• What you will do:
Your task is to transcribe all of the data below exactly, omitting the images.

• Recorded information:
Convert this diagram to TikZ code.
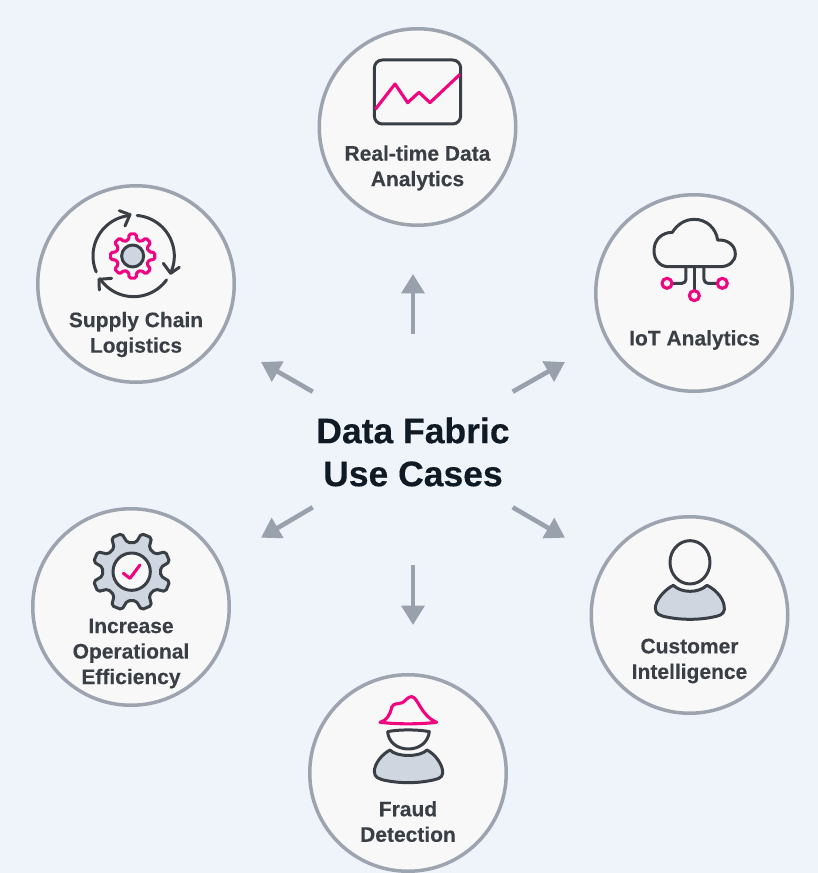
\documentclass[tikz,border=0pt]{standalone}
\usepackage{fontspec}
\setmainfont{Liberation Sans}[BoldFeatures={FakeBold=0.25}]
\usetikzlibrary{arrows.meta}
\definecolor{pagebg}{HTML}{EFF3FA}
\definecolor{discfill}{HTML}{F8F8F9}
\definecolor{discline}{HTML}{9DA3AF}
\definecolor{arrowgray}{HTML}{99A1AD}
\definecolor{labelink}{HTML}{3A3F45}
\definecolor{titleink}{HTML}{0F1A24}
\definecolor{iconpink}{HTML}{F0047F}
\definecolor{icongray}{HTML}{D0D6E0}
\newcommand{\gearpath}[7]{%
  ({#1+#4*cos(#5-#7)},{#2+#4*sin(#5-#7)})
  \foreach \a in {0,45,...,315} {
    -- ({#1+#4*cos(\a+#5-#7)},{#2+#4*sin(\a+#5-#7)})
    -- ({#1+#3*cos(\a+#5-#6)},{#2+#3*sin(\a+#5-#6)})
    -- ({#1+#3*cos(\a+#5+#6)},{#2+#3*sin(\a+#5+#6)})
    -- ({#1+#4*cos(\a+#5+#7)},{#2+#4*sin(\a+#5+#7)})
  } -- cycle}
\tikzset{
  disc/.style={circle,draw=discline,fill=discfill,line width=3.5pt,minimum size=196.5pt,inner sep=0pt},
  caselabel/.style={align=center,text=labelink,font=\fontsize{21}{25.5}\selectfont\bfseries},
  titlelabel/.style={align=center,text=titleink,font=\fontsize{35.5}{43}\selectfont\bfseries},
  usearrow/.style={draw=arrowgray,line width=4.6pt,-{Triangle[length=19.3pt,width=22.5pt,fill=arrowgray]}},
  iconat/.style={shift={#1},scale=0.3333},
  darkline/.style={draw=labelink,line width=3pt,line cap=round,line join=round},
  pinkline/.style={draw=iconpink,line width=3.1pt,line cap=round,line join=round}
}
\begin{document}
\begin{tikzpicture}[x=1pt,y=-1pt]
  \useasboundingbox (0,0) rectangle (818,873);
  \fill[pagebg] (0,0) rectangle (818,873);

  \node[disc] (realtime) at (417.5,127) {};
  \node[disc] (supply) at (136,284) {};
  \node[disc] (iot) at (694,293) {};
  \node[disc] (efficiency) at (131,607) {};
  \node[disc] (customer) at (689.5,615) {};
  \node[disc] (fraud) at (408,773) {};

  \node[caselabel] (realtimetext) at (417.5,168) {Real-time Data\\Analytics};
  \node[caselabel] (supplytext) at (136,334.5) {Supply Chain\\Logistics};
  \node[caselabel] (iottext) at (694.5,340) {IoT Analytics};
  \node[caselabel] (efficiencytext) at (131,653.5) {Increase\\Operational\\Efficiency};
  \node[caselabel] (customertext) at (689.5,661) {Customer\\Intelligence};
  \node[caselabel] (fraudtext) at (408,821.5) {Fraud\\Detection};
  \node[titlelabel] (title) at (413,452) {Data Fabric\\Use Cases};

  \coordinate (uptail) at (413,334);
  \coordinate (uptip) at (413,274);
  \coordinate (ultail) at (312.7,391.7);
  \coordinate (ultip) at (261,362);
  \coordinate (urtail) at (512.7,391.7);
  \coordinate (urtip) at (565,362);
  \coordinate (lltail) at (312.7,507.3);
  \coordinate (lltip) at (261,537.7);
  \coordinate (lrtail) at (512.7,507.3);
  \coordinate (lrtip) at (565,537.7);
  \coordinate (downtail) at (413,565.3);
  \coordinate (downtip) at (413,625);
  \foreach \from/\to in {uptail/uptip,ultail/ultip,urtail/urtip,lltail/lltip,lrtail/lrtip,downtail/downtip}
    \draw[usearrow] (\from) -- (\to);

  \begin{scope}[iconat={(310,20)}]
    \draw[darkline,rounded corners=8pt] (193,120) rectangle (452,312);
    \draw[pinkline,line cap=butt] (196,268) -- (255,192) -- (293,248) -- (327,217) -- (360,248) -- (450,163);
  \end{scope}

  \begin{scope}[iconat={(30,180)}]
    \draw[darkline] plot[domain=157:264,samples=30] ({311+122*cos(\x)},{228+122*sin(\x)});
    \draw[darkline] plot[domain=-85:25,samples=30] ({311+122*cos(\x)},{228+122*sin(\x)});
    \draw[darkline] plot[domain=36:146,samples=30] ({311+122*cos(\x)},{228+122*sin(\x)});
    \draw[darkline] (268,92) -- (300,104) -- (285,138);
    \draw[darkline] (400,250) -- (422,280) -- (448,262);
    \draw[darkline] (245,295) -- (207,298) -- (208,330);
    \draw[pinkline,rounded corners=1.5pt] \gearpath{308}{228}{67}{50}{0}{9}{14};
    \draw[darkline,fill=icongray] (308,228) circle[radius=33];
  \end{scope}

  \begin{scope}[iconat={(590,190)}]
    \draw[darkline] (235,230) .. controls (208,230) and (192,208) .. (192,182) .. controls (192,150) and (215,127) .. (247,127) .. controls (262,103) and (285,88) .. (313,88) .. controls (350,88) and (378,115) .. (383,150) .. controls (412,148) and (436,165) .. (436,192) .. controls (436,215) and (415,230) .. (392,230) -- cycle;
    \draw[darkline] (313,230) -- (313,300);
    \draw[darkline,rounded corners=4pt] (288,230) -- (288,280) -- (248,280);
    \draw[darkline,rounded corners=4pt] (342,230) -- (342,280) -- (380,280);
    \draw[pinkline] (231,280) circle[radius=15];
    \draw[pinkline] (397,280) circle[radius=15];
    \draw[pinkline] (313,317) circle[radius=15];
  \end{scope}

  \begin{scope}[iconat={(25,505)}]
    \draw[darkline,fill=icongray,rounded corners=2pt] \gearpath{320}{200}{118}{88}{22.5}{8}{14};
    \draw[darkline,fill=discfill] (320,200) circle[radius=56];
    \draw[pinkline] (295,205) -- (315,220) -- (345,180);
  \end{scope}

  \begin{scope}[iconat={(585,510)}]
    \draw[darkline] (315,157) ellipse[x radius=60,y radius=65];
    \draw[darkline,fill=icongray] (265,226) .. controls (290,250) and (340,250) .. (366,226) .. controls (395,240) and (420,270) .. (418,298) .. controls (417,315) and (400,318) .. (380,322) .. controls (340,330) and (290,330) .. (250,322) .. controls (225,318) and (211,312) .. (211,295) .. controls (211,270) and (240,238) .. (265,226) -- cycle;
  \end{scope}

  \begin{scope}[iconat={(305,670)}]
    \draw[pinkline,fill=discfill] (225,157) .. controls (245,152) and (255,135) .. (260,112) .. controls (265,98) and (280,103) .. (292,98) .. controls (303,92) and (308,80) .. (320,80) .. controls (340,82) and (345,135) .. (395,157) .. controls (340,163) and (280,163) .. (225,157) -- cycle;
    \draw[darkline] (248,185) .. controls (280,178) and (340,178) .. (373,185) .. controls (370,215) and (345,237) .. (310,237) .. controls (275,237) and (250,215) .. (248,185) -- cycle;
    \draw[darkline,fill=icongray] (255,240) .. controls (275,262) and (345,262) .. (366,240) .. controls (390,252) and (415,285) .. (413,310) .. controls (412,325) and (395,328) .. (375,332) .. controls (335,340) and (285,340) .. (245,332) .. controls (222,328) and (208,322) .. (208,305) .. controls (208,280) and (232,252) .. (255,240) -- cycle;
  \end{scope}
\end{tikzpicture}
\end{document}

• Worked solution:
Convert this diagram to TikZ code.
\documentclass[tikz,border=0pt]{standalone}
\usepackage{fontspec}
\setmainfont{Liberation Sans}[BoldFeatures={FakeBold=0.25}]
\usetikzlibrary{arrows.meta}
\definecolor{pagebg}{HTML}{EFF3FA}
\definecolor{discfill}{HTML}{F8F8F9}
\definecolor{discline}{HTML}{9DA3AF}
\definecolor{arrowgray}{HTML}{99A1AD}
\definecolor{labelink}{HTML}{3A3F45}
\definecolor{titleink}{HTML}{0F1A24}
\definecolor{iconpink}{HTML}{F0047F}
\definecolor{icongray}{HTML}{D0D6E0}
\newcommand{\gearpath}[7]{%
  ({#1+#4*cos(#5-#7)},{#2+#4*sin(#5-#7)})
  \foreach \a in {0,45,...,315} {
    -- ({#1+#4*cos(\a+#5-#7)},{#2+#4*sin(\a+#5-#7)})
    -- ({#1+#3*cos(\a+#5-#6)},{#2+#3*sin(\a+#5-#6)})
    -- ({#1+#3*cos(\a+#5+#6)},{#2+#3*sin(\a+#5+#6)})
    -- ({#1+#4*cos(\a+#5+#7)},{#2+#4*sin(\a+#5+#7)})
  } -- cycle}
\tikzset{
  disc/.style={circle,draw=discline,fill=discfill,line width=3.5pt,minimum size=196.5pt,inner sep=0pt},
  caselabel/.style={align=center,text=labelink,font=\fontsize{21}{25.5}\selectfont\bfseries},
  titlelabel/.style={align=center,text=titleink,font=\fontsize{35.5}{43}\selectfont\bfseries},
  usearrow/.style={draw=arrowgray,line width=4.6pt,-{Triangle[length=19.3pt,width=22.5pt,fill=arrowgray]}},
  iconat/.style={shift={#1},scale=0.3333},
  darkline/.style={draw=labelink,line width=3pt,line cap=round,line join=round},
  pinkline/.style={draw=iconpink,line width=3.1pt,line cap=round,line join=round}
}
\begin{document}
\begin{tikzpicture}[x=1pt,y=-1pt]
  \useasboundingbox (0,0) rectangle (818,873);
  \fill[pagebg] (0,0) rectangle (818,873);

  \node[disc] (realtime) at (417.5,127) {};
  \node[disc] (supply) at (136,284) {};
  \node[disc] (iot) at (694,293) {};
  \node[disc] (efficiency) at (131,607) {};
  \node[disc] (customer) at (689.5,615) {};
  \node[disc] (fraud) at (408,773) {};

  \node[caselabel] (realtimetext) at (417.5,168) {Real-time Data\\Analytics};
  \node[caselabel] (supplytext) at (136,334.5) {Supply Chain\\Logistics};
  \node[caselabel] (iottext) at (694.5,340) {IoT Analytics};
  \node[caselabel] (efficiencytext) at (131,653.5) {Increase\\Operational\\Efficiency};
  \node[caselabel] (customertext) at (689.5,661) {Customer\\Intelligence};
  \node[caselabel] (fraudtext) at (408,821.5) {Fraud\\Detection};
  \node[titlelabel] (title) at (413,452) {Data Fabric\\Use Cases};

  \coordinate (uptail) at (413,334);
  \coordinate (uptip) at (413,274);
  \coordinate (ultail) at (312.7,391.7);
  \coordinate (ultip) at (261,362);
  \coordinate (urtail) at (512.7,391.7);
  \coordinate (urtip) at (565,362);
  \coordinate (lltail) at (312.7,507.3);
  \coordinate (lltip) at (261,537.7);
  \coordinate (lrtail) at (512.7,507.3);
  \coordinate (lrtip) at (565,537.7);
  \coordinate (downtail) at (413,565.3);
  \coordinate (downtip) at (413,625);
  \foreach \from/\to in {uptail/uptip,ultail/ultip,urtail/urtip,lltail/lltip,lrtail/lrtip,downtail/downtip}
    \draw[usearrow] (\from) -- (\to);

  \begin{scope}[iconat={(310,20)}]
    \draw[darkline,rounded corners=8pt] (193,120) rectangle (452,312);
    \draw[pinkline,line cap=butt] (196,268) -- (255,192) -- (293,248) -- (327,217) -- (360,248) -- (450,163);
  \end{scope}

  \begin{scope}[iconat={(30,180)}]
    \draw[darkline] plot[domain=157:264,samples=30] ({311+122*cos(\x)},{228+122*sin(\x)});
    \draw[darkline] plot[domain=-85:25,samples=30] ({311+122*cos(\x)},{228+122*sin(\x)});
    \draw[darkline] plot[domain=36:146,samples=30] ({311+122*cos(\x)},{228+122*sin(\x)});
    \draw[darkline] (268,92) -- (300,104) -- (285,138);
    \draw[darkline] (400,250) -- (422,280) -- (448,262);
    \draw[darkline] (245,295) -- (207,298) -- (208,330);
    \draw[pinkline,rounded corners=1.5pt] \gearpath{308}{228}{67}{50}{0}{9}{14};
    \draw[darkline,fill=icongray] (308,228) circle[radius=33];
  \end{scope}

  \begin{scope}[iconat={(590,190)}]
    \draw[darkline] (235,230) .. controls (208,230) and (192,208) .. (192,182) .. controls (192,150) and (215,127) .. (247,127) .. controls (262,103) and (285,88) .. (313,88) .. controls (350,88) and (378,115) .. (383,150) .. controls (412,148) and (436,165) .. (436,192) .. controls (436,215) and (415,230) .. (392,230) -- cycle;
    \draw[darkline] (313,230) -- (313,300);
    \draw[darkline,rounded corners=4pt] (288,230) -- (288,280) -- (248,280);
    \draw[darkline,rounded corners=4pt] (342,230) -- (342,280) -- (380,280);
    \draw[pinkline] (231,280) circle[radius=15];
    \draw[pinkline] (397,280) circle[radius=15];
    \draw[pinkline] (313,317) circle[radius=15];
  \end{scope}

  \begin{scope}[iconat={(25,505)}]
    \draw[darkline,fill=icongray,rounded corners=2pt] \gearpath{320}{200}{118}{88}{22.5}{8}{14};
    \draw[darkline,fill=discfill] (320,200) circle[radius=56];
    \draw[pinkline] (295,205) -- (315,220) -- (345,180);
  \end{scope}

  \begin{scope}[iconat={(585,510)}]
    \draw[darkline] (315,157) ellipse[x radius=60,y radius=65];
    \draw[darkline,fill=icongray] (265,226) .. controls (290,250) and (340,250) .. (366,226) .. controls (395,240) and (420,270) .. (418,298) .. controls (417,315) and (400,318) .. (380,322) .. controls (340,330) and (290,330) .. (250,322) .. controls (225,318) and (211,312) .. (211,295) .. controls (211,270) and (240,238) .. (265,226) -- cycle;
  \end{scope}

  \begin{scope}[iconat={(305,670)}]
    \draw[pinkline,fill=discfill] (225,157) .. controls (245,152) and (255,135) .. (260,112) .. controls (265,98) and (280,103) .. (292,98) .. controls (303,92) and (308,80) .. (320,80) .. controls (340,82) and (345,135) .. (395,157) .. controls (340,163) and (280,163) .. (225,157) -- cycle;
    \draw[darkline] (248,185) .. controls (280,178) and (340,178) .. (373,185) .. controls (370,215) and (345,237) .. (310,237) .. controls (275,237) and (250,215) .. (248,185) -- cycle;
    \draw[darkline,fill=icongray] (255,240) .. controls (275,262) and (345,262) .. (366,240) .. controls (390,252) and (415,285) .. (413,310) .. controls (412,325) and (395,328) .. (375,332) .. controls (335,340) and (285,340) .. (245,332) .. controls (222,328) and (208,322) .. (208,305) .. controls (208,280) and (232,252) .. (255,240) -- cycle;
  \end{scope}
\end{tikzpicture}
\end{document}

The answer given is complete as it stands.